There is still another option for a big game hunt: Canada. I have twice received promotional materials on big game hunting in Newfoundland and Labrador. With a current population of 120,000, the Canadian provinces of Newfoundland and Labrador have one of the highest population densities of moose on the continent. That is roughly one moose for every 4.3 residents. These Newfound trophy moose can have racks up to 50 inches long and weigh up to 1200 pounds.

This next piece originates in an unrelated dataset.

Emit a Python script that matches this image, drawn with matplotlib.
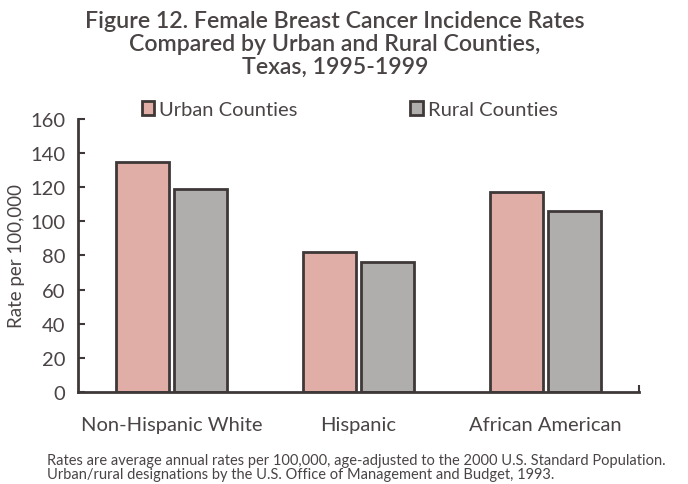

It doesn’t stop with moose, however; there are black bear and woodland caribou hunts, and if you accomplish all three it is considered a “Newfoundland Grand Slam.” The average price for a guided hunt for moose was $5,000 and included all licenses. The black bear hunts start at $3,500. As to be expected, the most expensive are the woodland caribou hunts, which start at $9,500. The main difference between the woodland caribou and their Pacific Northwest cousins is the table quality of the meat. The migration factor kicks in and degrades the meat quality.

So if Newfoundland and Labrador are possible adventures in your future, go to newfoundlandlabrador.com and click on “Things to Do” and then “Hunting” and you’ll have a complete list of lodges and offerings. But whatever you do, do not click on “Angling”; ten-pound brood trout and Atlantic Salmon may just provide the ultimate angling temptation. The prices for angling are on a per-day rate.

Summertime and the living are easy if we can only get through the current heat wave. Have you gotten your “get out of jail free card” yet? What I am referring to is the Hike Safe Card. If you are not negligent in your activity, you will not be liable for certain liability for repaying search and rescue costs.

The annual cards can be purchased for $25 for an individual or $35 for a family (parents and minor children). They are good through the end of the year.

“Buying a card is an important way to help ensure that personnel trained in wilderness rescue are there to coordinate search efforts if you are lost or hurt in the backcountry,” Fish and Game Law Enforcement Chief Kevin Jordan said.